En Afrique Noire, le temps est à l’élection au suffrage universel des despotes en qualité de garants sécuritaires du nouvel ordre économique et géostratégique. L’épouvantail djihado- terroriste s’est substitué à l’épouvantail de la révolution communiste qui fit les beaux jours des despotes africains du temps de la guerre froide. L’élection au suffrage universel des despotes africains soulève donc de graves interrogations.
Après un quart de siècle, un bilan contrasté se dégage de l’expérience démocratique en Afrique Noire. La vigueur de la demande démocratique des peuples et les transitions démocratiques réussies en Côte d’Ivoire et au Burkina Faso, ne font pas oublier la résistance des autocraties qui tendent à se perpétuer au moyen des coups d’Etat constitutionnels. Dans la plupart des pays d’Afrique Noire, la politique démocratique a été réduite à l’affrontement entre les élites pour l’appropriation du pouvoir et on a demandé à l’économie de marché de résoudre par elle-même les problèmes de la pauvreté, de l’inégalité et de l’exclusion sociale que son darwinisme interne contribue pourtant à aggraver.
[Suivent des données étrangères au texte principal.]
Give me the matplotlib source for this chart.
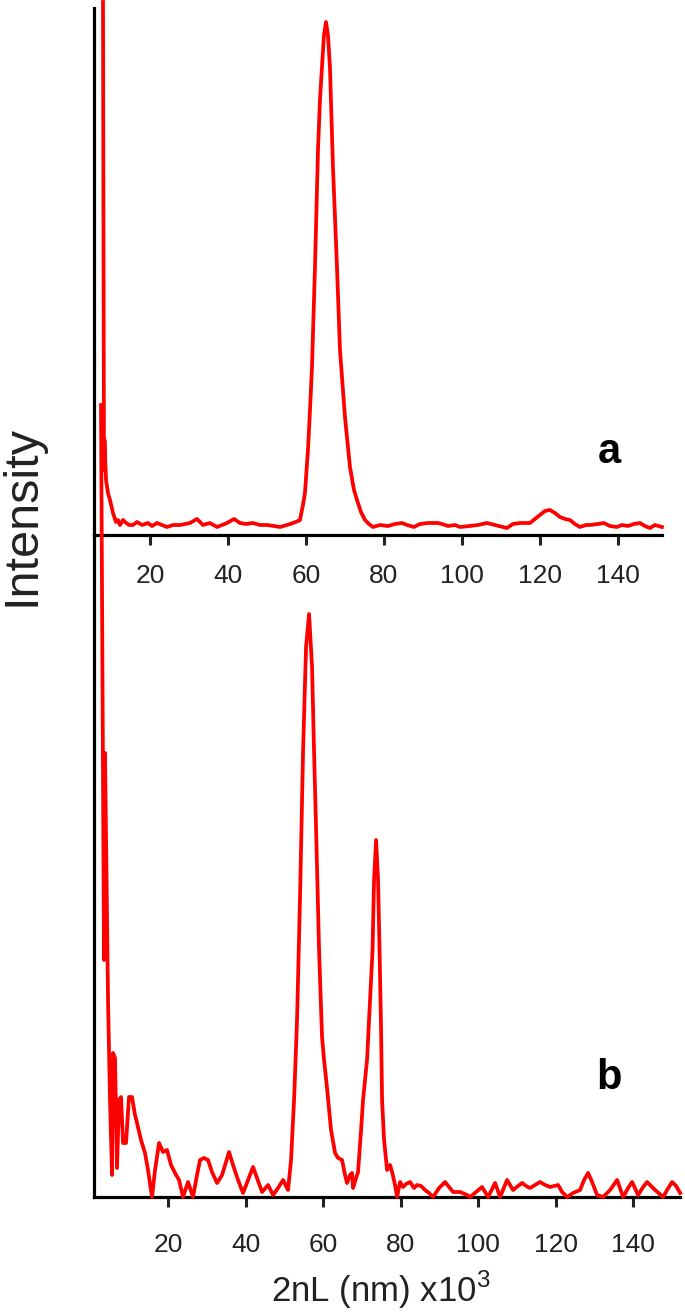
import matplotlib
matplotlib.use("Agg")
import matplotlib.pyplot as plt

plt.rcParams['font.family'] = ['Liberation Sans', 'DejaVu Sans']
plt.rcParams['mathtext.fontset'] = 'custom'
plt.rcParams['mathtext.rm'] = 'Liberation Sans'

# ---- data (2nL in nm x10^3, intensity in arbitrary units) ----
xa = [7.95, 8.2, 8.33, 8.72, 9.23, 9.74, 10.51, 11.28, 11.79, 12.31, 13.08, 13.59, 14.62, 15.64, 16.67,
      17.95, 19.49, 20.51, 21.79, 23.08, 24.36, 25.9, 27.69, 28.97, 30.26, 32.05, 33.59, 35.38, 37.18,
      38.46, 39.74, 41.54, 43.08, 44.62, 46.41, 48.21, 50.0, 51.79, 53.33, 55.13, 56.67, 57.95, 58.46,
      59.23, 59.74, 60.51, 61.03, 61.54, 62.31, 63.08, 63.59, 64.10, 64.62, 65.13, 65.64, 66.15, 66.92,
      67.95, 68.72, 70.0, 71.28, 72.31, 73.08, 74.10, 75.13, 76.15, 77.18, 78.97, 81.03, 82.82, 84.62,
      85.9, 87.69, 89.23, 91.28, 93.85, 94.87, 96.41, 98.21, 99.49, 102.05, 104.1, 106.41, 108.46,
      111.54, 113.08, 114.87, 117.44, 118.72, 120.0, 121.28, 122.56, 123.85, 125.13, 126.41, 127.69,
      128.97, 130.26, 131.79, 132.82, 134.87, 136.41, 137.95, 139.74, 141.03, 142.56, 144.1, 145.64,
      146.92, 148.21, 149.49, 151.28]
ya = [533, 65, 95, 55, 42, 35, 22, 13, 15, 10, 15, 13, 10, 10, 13,
      10, 12, 9, 12, 10, 8, 10, 10, 11, 12, 16, 10, 12, 8,
      10, 12, 16, 12, 11, 12, 10, 10, 9, 8, 10, 12, 14, 15,
      30, 42, 85, 125, 168, 268, 385, 435, 468, 500, 513, 500, 468, 368,
      268, 185, 118, 68, 45, 35, 23, 15, 11, 8, 10, 9, 11, 12,
      10, 8, 11, 12, 12, 11, 9, 10, 8, 9, 10, 12, 10,
      7, 11, 12, 12, 16, 20, 24, 25, 22, 18, 16, 15,
      11, 8, 10, 10, 11, 12, 9, 8, 10, 9, 11, 12,
      9, 7, 10, 8]

xb = [2.71, 3.48, 3.74, 4.52, 5.03, 5.55, 5.81, 6.32, 6.84, 7.35, 7.87, 8.39, 9.16, 9.94, 10.71,
      11.48, 12.0, 13.03, 14.06, 14.84, 15.87, 16.65, 17.68, 18.71, 19.74, 20.77, 21.81, 22.84, 23.87,
      25.16, 26.45, 27.48, 28.26, 29.29, 30.32, 31.35, 32.65, 33.94, 35.74, 36.77, 38.06, 39.35, 40.65,
      41.94, 42.97, 44.26, 45.81, 47.1, 48.39, 49.68, 50.45, 50.97, 51.74, 52.52, 53.29, 54.06, 54.84,
      55.61, 56.39, 57.16, 57.68, 58.19, 58.97, 59.74, 60.26, 61.03, 62.06, 63.10, 63.87, 64.9, 65.68,
      66.19, 66.97, 67.48, 67.74, 68.52, 69.03, 69.81, 70.32, 71.35, 72.13, 72.77, 73.16, 73.68, 74.19,
      74.58, 74.97, 75.23, 75.74, 76.52, 77.29, 77.81, 78.58, 79.1, 79.87, 80.65, 81.42, 82.45, 83.48,
      84.26, 85.29, 86.32, 87.35, 88.39, 89.94, 91.48, 92.52, 93.55, 95.35, 97.16, 97.94, 99.48, 101.03,
      102.58, 104.39, 105.68, 107.48, 109.03, 110.32, 111.35, 112.39, 113.42, 114.71, 116.0, 117.29,
      118.58, 119.61, 120.65, 121.68, 122.97, 124.52, 126.32, 127.35, 128.39, 129.42, 130.71, 132.26,
      134.06, 135.87, 137.42, 138.71, 139.74, 141.29, 142.58, 143.61, 144.65, 145.68, 147.74, 148.77,
      150.06, 151.1, 152.13]
yb = [792, 237, 444, 197, 97, 22, 144, 139, 29, 97, 100, 54, 54, 100, 100,
      82, 74, 57, 44, 27, 0, 27, 54, 45, 47, 32, 24, 17, 0,
      15, 0, 22, 37, 39, 37, 25, 14, 22, 45, 32, 17, 4, 17,
      30, 19, 5, 12, 2, 9, 17, 11, 7, 37, 97, 177, 300, 445,
      550, 583, 530, 445, 370, 247, 160, 137, 109, 67, 44, 39, 37, 22,
      14, 22, 24, 9, 19, 25, 67, 97, 137, 197, 247, 317, 357, 317,
      247, 167, 97, 57, 27, 32, 25, 12, 0, 15, 10, 13, 15, 9,
      12, 11, 7, 4, 0, 9, 15, 10, 5, 5, 2, 0, 5, 10,
      0, 14, 0, 17, 7, 11, 14, 11, 9, 12, 15, 12,
      10, 11, 12, 5, 0, 4, 7, 17, 24, 15, 2, 0,
      7, 17, 0, 9, 15, 2, 10, 15, 11, 7, 0, 7,
      15, 11, 4]

xticks = [20, 40, 60, 80, 100, 120, 140]
xlabel = "2nL (nm) x10$^{3}$"
labels = ["a", "b"]

W, H = 685, 1314
fig = plt.figure(figsize=(W / 100, H / 100), dpi=100)

def box(l, r, t, b):
    return [l / W, 1 - b / H, (r - l) / W, (b - t) / H]

ax_a = fig.add_axes(box(94, 662, 8, 535))
ax_b = fig.add_axes(box(94, 680, 535, 1197))

red = '#ff0000'
ax_a.plot(xa, ya, color=red, lw=2.7, clip_on=False, solid_joinstyle='round', zorder=3)
ax_b.plot(xb, yb, color=red, lw=2.7, clip_on=False, solid_joinstyle='round', zorder=3)

ax_a.set_xlim(5.64, 151.3)
ax_a.set_ylim(0, 527)
ax_b.set_xlim(0.9, 152.1)
ax_b.set_ylim(0, 662)

for ax, pad in ((ax_a, 14), (ax_b, 19)):
    ax.patch.set_alpha(0)
    for s in ('top', 'right'):
        ax.spines[s].set_visible(False)
    for s in ('left', 'bottom'):
        ax.spines[s].set_linewidth(2.3)
        ax.spines[s].set_color('black')
        ax.spines[s].set_zorder(2)
    ax.set_yticks([])
    ax.set_xticks(xticks)
    ax.set_xticklabels([str(t) for t in xticks])
    ax.tick_params(axis='x', direction='out', length=7, width=2.2, pad=pad,
                   labelsize=19, colors='#222222')

fig.text(381 / W, 1 - 1290 / H, xlabel, ha='center', va='center', fontsize=25, color='#222222')
fig.text(22 / W, 1 - 515 / H, "Intensity", rotation=90, ha='center', va='center', fontsize=35,
         color='#222222')
fig.text(609 / W, 1 - 452 / H, labels[0], ha='center', va='center', fontsize=30, fontweight='bold')
fig.text(609 / W, 1 - 1078 / H, labels[1], ha='center', va='center', fontsize=30, fontweight='bold')

fig.savefig("out.png", dpi=100, facecolor='white')
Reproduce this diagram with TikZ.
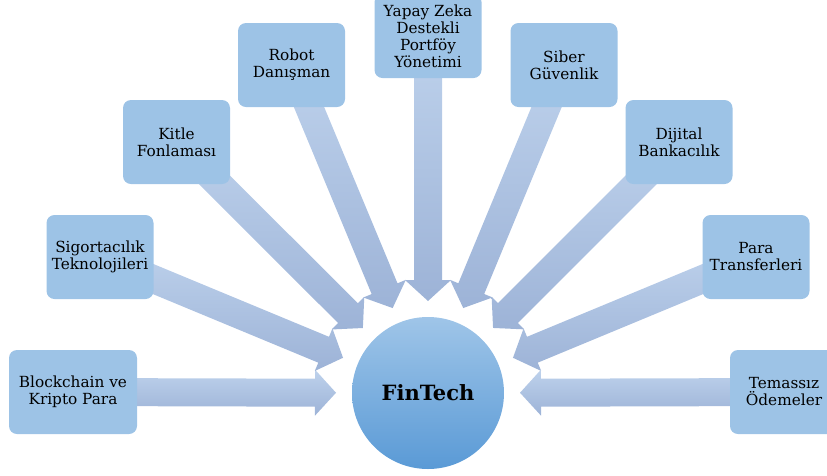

La dérégulation de l’économie et la croissance n’ont donc pas permis de résorber la grande pauvreté et de réduire les inégalités. On a plutôt assisté à une progression concomitante de la croissance économique, de la grande pauvreté, du creusement des inégalités, de l’exclusion sociale et politique. Cette dualisation accrue des sociétés d’Afrique Noire se traduit par le développement du risque terroriste, du nationalisme ethnique et confessionnel, de la guerre civile et du sécessionnisme. Ce déficit social et politique met donc en évidence les limites intrinsèques d’une démocratie qui s’est mise à la remorque de l’économie dérégulée de marché en abdiquant de son rôle politique spécifique.